How to make the most of your provider's visit
By Lt. Col. Patrick O'Neill, 460th Medical Group chief nurse
/ Published January 12, 2010
BUCKLEY AIR FORCE BASE, Colo. -- Fifteen minutes. Except for unusual or complicated cases, that's about how much time most providers get to spend with patients during an average appointment. The upside is that providers can actually see, treat and help many people in a typical day, but it also means that both provider and patient need to be as efficient as possible to get the most out of that precious quarter-hour. If you come prepared for the visit, we can both do a better job. Here's how:
Before your visit, gather the facts
Be ready with the details of your current medications, recent test results and your medical history. Make a list of prescription drugs as well as any over-the-counter medicines or herbal medications you may have been taking.

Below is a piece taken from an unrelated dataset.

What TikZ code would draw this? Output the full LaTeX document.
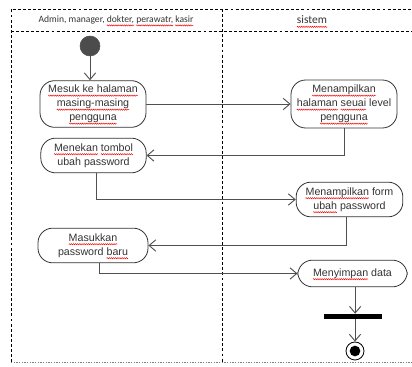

Next, be sure to bring copies of your latest X-ray or MRI reports or any other test results, including reports from specialists you've seen. Include the specialists' contact information - phone numbers, e-mail addresses and so forth. As a provider treating you, I want to be sure that any treatment I provide works with, and not against, what your other providers are recommending.
Get your history straight - your medical history and your family's. Your provider needs to know about any previous hospitalizations, as well as old or current medical problems, even if they are not the reason you are going to the provider this time.
If you have diabetes, record your daily blood sugar measurement and bring along your log.
If you have high blood pressure, get a series of readings at home during the week prior to your visit so your doctor can gauge whether your numbers have spiked just because you are in a busy medical clinic--a phenomenon known as "white coat hypertension."
On the day of the visit, prepare yourself
Bring any secondary medical insurance cards with you; the clinic can receive third-party reimbursement.
Sit down and think about what you want to get out of the visit. This is the time to understand that your 15 minutes cannot address everything. You may have five or six issues on your mind, but realistically you are going to have time to deal with, at most, your top three. Decide what these are before going in.
Consider making a second appointment if you believe your issues are complicated or so numerous as to require the extra time. The important point is to set your own priorities for the day you walk into the office.
Show up 15 minutes early and be prepared to fill out some forms.
Seeing the provider: your time to be heard
Start with your most pressing questions right away, the ones you've thought about beforehand. This is not the time to be shy. When recounting your symptoms, be as specific as you can.
Your provider will guide you with questions, but try to be accurate: When exactly did the pain start? What part of the body is affected most? How long does the pain last? Be as descriptive as possible: Is the pain sharp? Does it have a burning quality, or is it dull? Try to remember and report colors, smells, intensity. Every bit of information is important in order to get to the bottom of your condition.
You've done your job as a patient. Now it's the provider's turn. You should expect to leave your appointment knowing the answers to three questions: What is wrong? Why? What can I do about it? In reality, your provider may not have the definitive answers yet. Tests may be ordered and follow-ups scheduled. But you should at least be given an idea of what the provider thinks is going on and what treatments may be possible.
Know what to ask
If your provider recommends a certain procedure, you should find out:
- Why do I need it?
- How is it carried out?
- How risky is it?
- Is there an alternative?
- Who is going to do it?
- Where will it be done?
- How fast will I get back to normal life?